Tired of the Hate

Is it me or are we already done with the season of love and peace? The first two things I read online this morning have upset my delicate sensibilities, Dear Reader. First, a tweet from @JoeMyGod about a group of people who are boycotting the Rose Parade because a wedding float will feature a gay couple. The second, the comments section following an article on komonews.com about the Catholic school vice principal fired for his same sex marriage.
I clicked through to the Facebook link on the Rose Parade—evidently a gay couple won the Dreams Come True contest and the prize is getting married on the giant cake-shaped float in the venerated parade. More details can be found here. I found a page filled with hateful, ignorant comments about how witnessing two men getting married would irreparably harm children. I have to say I was stunned. I mean, yes, I know that not everyone is thrilled with same sex marriage, but I have been living in a bit of a bubble, I guess. The hate and fear and ignorance, the vitriol and anger shocked me. I posted a comment on the page, just a few words letting them know that I was sure Jesus would be so proud of their hate and bile. I think we all need to visit the site and show them that hate won’t win.
That small act made me feel a tiny bit better but for a moment I was beset by anxiety and dread, that feeling of futility that I often get spread across my chest. I then realized that my FB picture is of The Little Woman and me holding our marriage license and I had to smile. I fought back my urge to delete my comment, to not make waves.
I poured myself a cup of coffee and settled myself in front of the Pin Stripe Bowl, picked up my laptop and logged on to www.komonews.com to catch up on local news. My eyes caught the headline announcing that the vice principal of Eastside Catholic High School was fired and had not resigned as the church said last week. I clicked. Call me a sucker for the obvious. The article confirmed what I’d already suspected—Mark Zmuda had been forced out for marrying his male partner. The article was benign enough, but the comments section . . . why oh why did I feel the need to read the comments? More hate and ignorance.
I understand that Mr. Zmuda worked at a Catholic school and that his being gay flies in the face of some Catholic teachings, but the hypocrisy is killing me. How many Catholic school teachers live “in sin” with their heterosexual lovers? How many Catholic school teachers use birth control? How many Catholic school teachers have had abortions? How many of these teachers have been forced out of their jobs? And lets not forget the hundreds or thousands of priests who continued in their positions in spite of having sexually molested thousands of children. Mr. Zmuda’s being gay has absolutely no bearing whatsoever on his ability to do his job, to teach math. Mr. Zmuda did nothing wrong, he committed no crime. He simply let down his guard and maybe forgot that he worked for a homophobic organization. I can understand his mistake—lots of people who work for the church are decent folks. But the organization itself is not so benign (see my earlier blog here)
Let’s not forget that the Catholic church operates without paying any taxes. It does not pay into unemployment insurance, it does not pay any income tax. As an institution, it collects gazillions of dollars and not one cent of it (except what its employees pay in income tax) goes into the public coffers. Hundreds of non-Catholics and non-believers work for the church, and I’m guessing lots of those workers belong to the LGBTQ community. It seems to me, and call me crazy, that an institution that doesn’t pay taxes should have no right whatsoever to contradict the laws of the land. Same sex marriage is legal. Don’t like it? Tough shit.

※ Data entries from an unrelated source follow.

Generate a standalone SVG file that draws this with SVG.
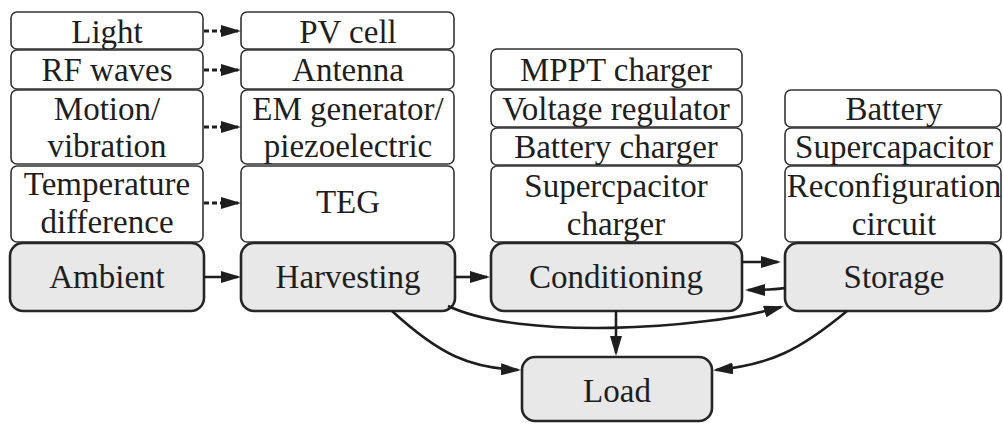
<svg xmlns="http://www.w3.org/2000/svg" width="1003" height="424" viewBox="0 0 1003 424">
<style>
  .w { fill: #ffffff; stroke: #333333; stroke-width: 1.6; }
  .g { fill: #e8e8e8; stroke: #262626; stroke-width: 2.6; }
  text { font-family: "Liberation Serif", "Times New Roman", serif; font-size: 33px; fill: #1e1e1e; text-anchor: middle; }
  .c { fill: none; stroke: #1e1e1e; stroke-width: 2.6; }
  .d { fill: none; stroke: #1e1e1e; stroke-width: 3; stroke-dasharray: 5 3; }
</style>
<defs>
  <marker id="ah" viewBox="0 0 20 12" refX="17" refY="6" markerWidth="20" markerHeight="12" markerUnits="userSpaceOnUse" orient="auto">
    <path d="M0,0 L20,6 L0,12 z" fill="#1e1e1e"/>
  </marker>
</defs>
<rect width="1003" height="424" fill="#ffffff"/>

<g id="light"><rect class="w" x="11" y="12" width="192" height="37" rx="6"/><text x="107" y="43">Light</text></g>
<g id="rf"><rect class="w" x="11" y="50" width="192" height="39" rx="6"/><text x="107" y="81">RF waves</text></g>
<g id="motion"><rect class="w" x="11" y="90" width="192" height="74" rx="6"/><text x="107" y="120">Motion/</text><text x="107" y="157">vibration</text></g>
<g id="temp"><rect class="w" x="11" y="166" width="192" height="76" rx="6"/><text x="107" y="195">Temperature</text><text x="107" y="233">difference</text></g>
<g id="ambient"><rect class="g" x="10" y="243" width="194" height="68" rx="13"/><text x="107" y="288">Ambient</text></g>

<g id="pv"><rect class="w" x="241" y="12" width="213" height="37" rx="6"/><text x="348" y="43">PV cell</text></g>
<g id="antenna"><rect class="w" x="241" y="50" width="213" height="39" rx="6"/><text x="348" y="81">Antenna</text></g>
<g id="em"><rect class="w" x="241" y="90" width="213" height="74" rx="6"/><text x="348" y="120">EM generator/</text><text x="348" y="157">piezoelectric</text></g>
<g id="teg"><rect class="w" x="241" y="166" width="213" height="76" rx="6"/><text x="348" y="213">TEG</text></g>
<g id="harvesting"><rect class="g" x="241" y="243" width="214" height="68" rx="13"/><text x="348" y="288">Harvesting</text></g>

<g id="mppt"><rect class="w" x="491" y="49" width="251" height="40" rx="6"/><text x="616" y="81">MPPT charger</text></g>
<g id="vreg"><rect class="w" x="491" y="90" width="251" height="37" rx="6"/><text x="616" y="120">Voltage regulator</text></g>
<g id="bcharger"><rect class="w" x="491" y="128" width="251" height="37" rx="6"/><text x="616" y="158">Battery charger</text></g>
<g id="scharger"><rect class="w" x="491" y="166" width="251" height="76" rx="6"/><text x="616" y="197">Supercpacitor</text><text x="616" y="235">charger</text></g>
<g id="conditioning"><rect class="g" x="491" y="243" width="251" height="68" rx="13"/><text x="616" y="288">Conditioning</text></g>

<g id="battery"><rect class="w" x="785" y="90" width="216" height="37" rx="6"/><text x="894" y="120">Battery</text></g>
<g id="supercap"><rect class="w" x="785" y="128" width="216" height="37" rx="6"/><text x="894" y="158">Supercapacitor</text></g>
<g id="reconf"><rect class="w" x="785" y="166" width="216" height="76" rx="6"/><text x="894" y="197">Reconfiguration</text><text x="894" y="235">circuit</text></g>
<g id="storage"><rect class="g" x="785" y="243" width="216" height="68" rx="13"/><text x="894" y="288">Storage</text></g>

<g id="load"><rect class="g" x="522" y="357" width="190" height="64" rx="13"/><text x="617" y="402">Load</text></g>

<g id="connectors">
  <line class="d" x1="204" y1="31" x2="238" y2="31" marker-end="url(#ah)"/>
  <line class="d" x1="204" y1="70" x2="238" y2="70" marker-end="url(#ah)"/>
  <line class="d" x1="204" y1="127" x2="238" y2="127" marker-end="url(#ah)"/>
  <line class="d" x1="204" y1="203" x2="238" y2="203" marker-end="url(#ah)"/>
  <line class="c" x1="204" y1="277" x2="238" y2="277" marker-end="url(#ah)"/>
  <line class="c" x1="455" y1="277" x2="487" y2="277" marker-end="url(#ah)"/>
  <line class="c" x1="742" y1="262" x2="778" y2="262" marker-end="url(#ah)"/>
  <path class="c" d="M785,288 C772,290 764,290 748,290" marker-end="url(#ah)"/>
  <path class="c" d="M448,306 C520,340 700,330 781,307" marker-end="url(#ah)"/>
  <line class="c" x1="616" y1="311" x2="616" y2="353" marker-end="url(#ah)"/>
  <path class="c" d="M392,311 C440,355 470,368 518,370" marker-end="url(#ah)"/>
  <path class="c" d="M847,311 C800,350 770,365 716,370" marker-end="url(#ah)"/>
</g>
</svg>
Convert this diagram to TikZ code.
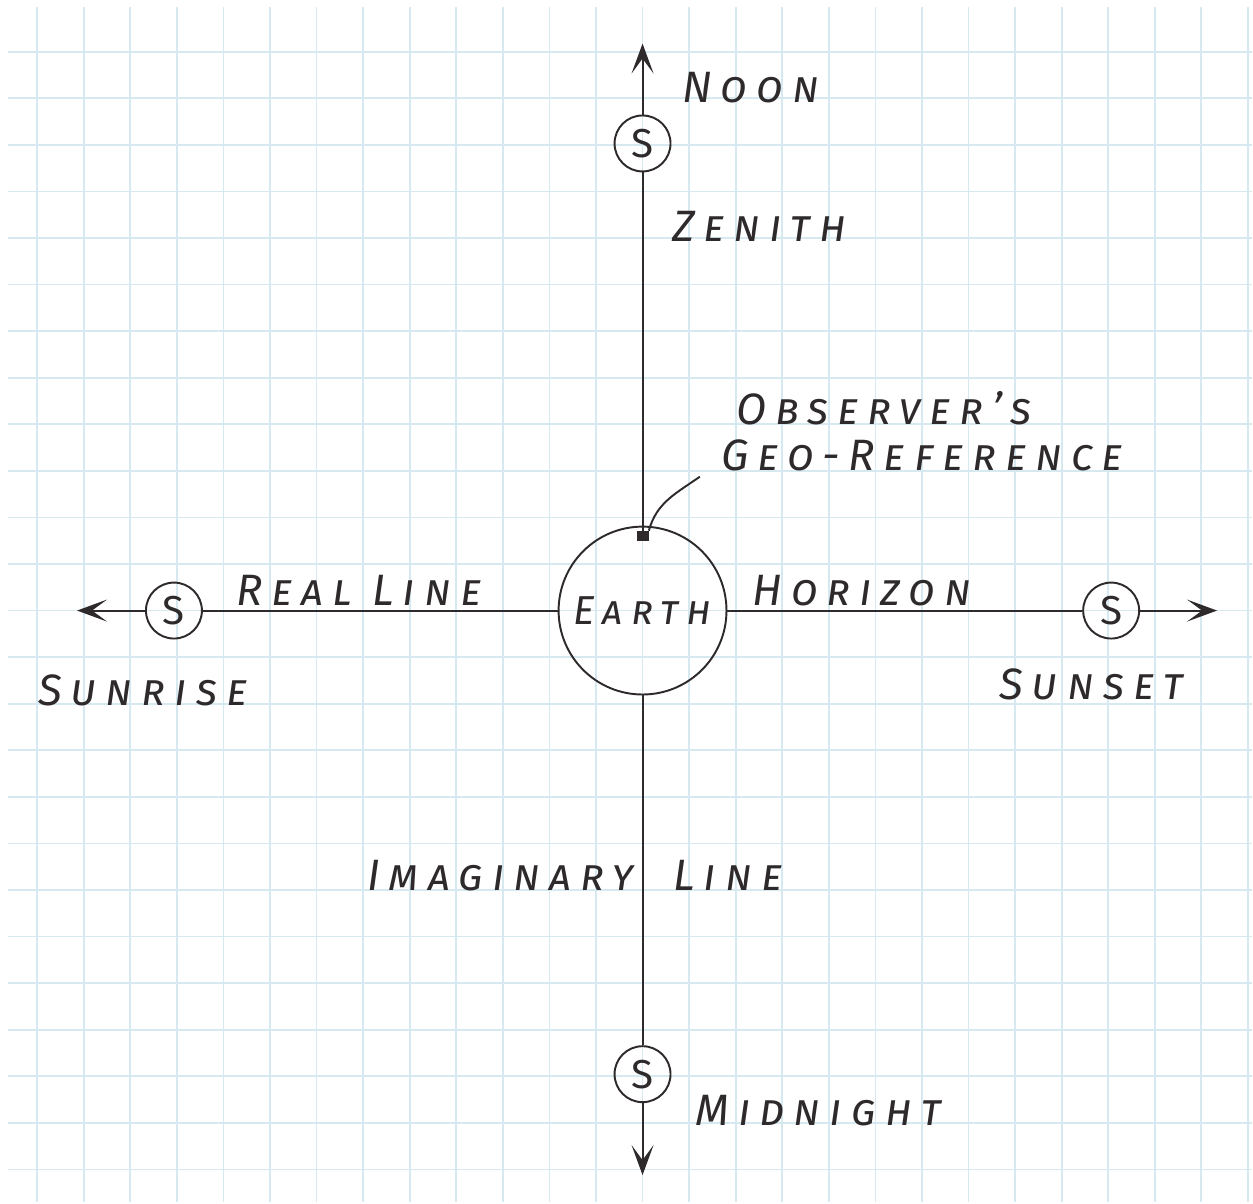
\documentclass[tikz,border=0pt]{standalone}
\usepackage{fontspec}
\newfontfamily\handfont[Letters=SmallCaps,LetterSpace=20]{Fira Sans}
\usetikzlibrary{arrows.meta,positioning}
\definecolor{Ink}{HTML}{2E2A2B}
\definecolor{GridBlue}{HTML}{D6E9F0}

\begin{document}
\begin{tikzpicture}[
  body/.style={circle, draw=Ink, line width=1.1pt, minimum size=3.36cm, inner sep=0pt,
               font=\handfont\itshape\fontsize{23}{23}\selectfont, text=Ink},
  sun/.style={circle, draw=Ink, line width=1.1pt, minimum size=1.12cm, inner sep=0pt,
              font=\handfont\fontsize{23}{23}\selectfont, text=Ink},
  lbl/.style={inner sep=0pt, font=\handfont\itshape\fontsize{25}{25}\selectfont, text=Ink},
  axis/.style={draw=Ink, line width=1.1pt},
  ray/.style={axis, -{Stealth[length=0.6cm, width=0.44cm, inset=0.3cm]}},
  node distance=7.07cm
]
  \fill[white] (-12.86,-11.84) rectangle (12.2,12.22);
  \draw[GridBlue, line width=1pt, step=0.932cm] (-12.7,-11.84) grid (12.2,12.08);
  \useasboundingbox (-12.86,-11.84) rectangle (12.2,12.22);

  \node[body] (earth) {Earth};
  \node[sun, above=of earth] (noon) {S};
  \node[sun, below=7cm of earth] (midnight) {S};
  \node[sun, left=7.1cm of earth]  (sunrise) {S};
  \node[sun, right=7.1cm of earth] (sunset) {S};
  \node[fill=Ink, minimum width=0.24cm, minimum height=0.2cm, inner sep=0pt,
        below=0.1cm of earth.north] (geo) {};

  \coordinate[above=1.42cm of noon] (noontip);
  \coordinate[below=1.44cm of midnight] (midnighttip);
  \coordinate[left=1.36cm of sunrise] (sunrisetip);
  \coordinate[right=1.54cm of sunset] (sunsettip);

  \draw[axis] (noon) -- (geo) node[lbl, right=0.58cm, pos=.15] {Zenith};
  \draw[axis] (earth) -- (midnight)
    node[lbl, pos=.557, anchor=base east, xshift=-0.16cm] {Imaginary\rlap{\hspace{0.8cm}Line}};
  \draw[axis] (sunrise) -- (earth) node[lbl, above=0.08cm, pos=.44] {Real Line};
  \draw[axis] (earth) -- (sunset) node[lbl, above=0.08cm, pos=.38] {Horizon};
  \draw[ray] (noon) -- (noontip);
  \draw[ray] (midnight) -- (midnighttip);
  \draw[ray] (sunrise) -- (sunrisetip);
  \draw[ray] (sunset) -- (sunsettip);

  \node[lbl, above right=0.4cm and 0.38cm of noon] (noonlbl) {Noon};
  \node[lbl, below right=0cm and 0.64cm of midnight] (midnightlbl) {Midnight};
  \node[lbl, below=0.7cm of sunrise, xshift=-0.62cm] (sunriselbl) {Sunrise};
  \node[lbl, below=0.58cm of sunset, xshift=-0.4cm] (sunsetlbl) {Sunset};
  \node[lbl, align=left, above right=1.18cm and 1.44cm of geo] (obs) {\hspace*{0.3cm}Observer’s\\[0.05cm]Geo-Reference};
  \coordinate[below left=0.1cm and 0.42cm of obs.south west] (ptr);
  \draw[axis] (ptr) to[out=215, in=75] (geo.north east);
\end{tikzpicture}
\end{document}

We’ve (and by we I mean all LGBQT people) have lived too long in fear of god’s wrath, in fear of other people’s judgment, in fear that we will lose not just our jobs but our very lives. We’ve stood by and watched as heterosexuals celebrated their love in some of the gaudiest and most offensive ways imaginable. We have been marginalized by religious institutions, shunned by those that claim a loving Jesus and god as their masters. It’s a bit hyperbolic that these people believe a single float in the Rose Parade or the same sex marriage of a Catholic math teacher signal the end of civilization, don’t you think? On the other hand, maybe we need an end to this sort of civilization—maybe the end of civilization as we know it is not a bad thing at all.

2 thoughts on “Tired of the Hate

  1. A huge hug for you for speaking out, Pam. The greatest commandment is love, but these people are choosing to ignore that. Their hypocrisy is overwhelming. Their hearts are dead as stone. What is even scarier is how they feed off each other. That FB page is terrifying! I looked for your comment, but didn’t see it. I wonder if they blocked it? Going there again to write my own.